O professor de Educação Física tem um papel importante na formação de novas normas, valores e atitudes que, certamente irão modificar a paisagem que vemos pela janela e da qual não gostamos. Apenas dizer que a competição faz parte da vida não ajuda, pois com toda certeza quem afirma isto não gosta do que vê. Não podemos perder o poder de indignação e devemos tentar, de alguma forma, modificar por meio das aulas o olhar sobre a vida, passando de uma visão de exclusão para uma nova visão, agora valorizando a inclusão de todas as diferenças.
Escola para ser boa deve ter movimento e sonhos, pois do contrário não irá cumprir o seu papel fundamental, que é transformar uma realidade difícil.

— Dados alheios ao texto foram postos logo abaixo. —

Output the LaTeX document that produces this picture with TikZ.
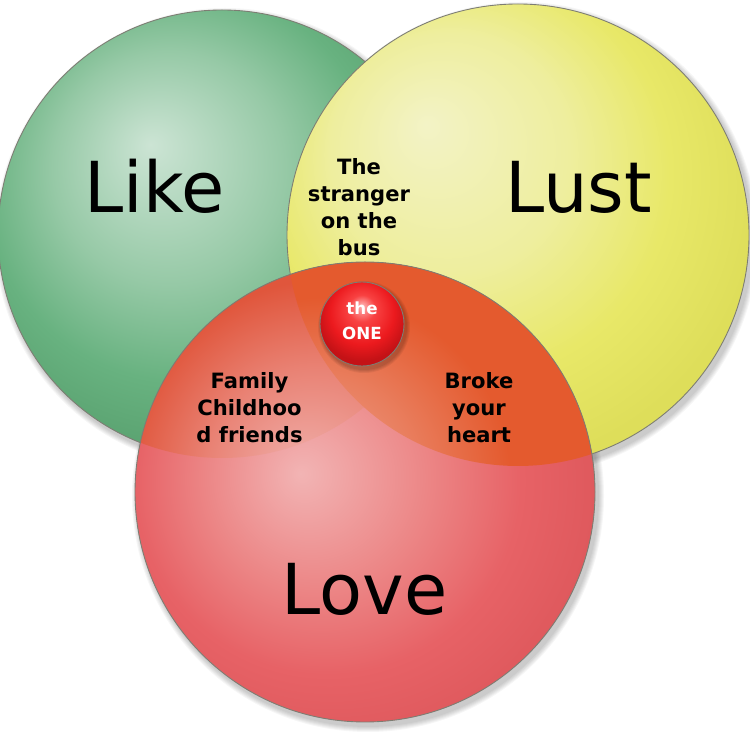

Escola sem movimento e sonhos "já era", faleceu e esqueceram de enterrar. Sem falar e imóvel, só conseguiremos conservar o que já existe.
Escola é coisa muito séria e EFE deveria ser também. É chegada a hora de ajustarmos nossas estratégias e energia numa única direção, na direção de uma proposta transformadora que possa educar a Educação Física.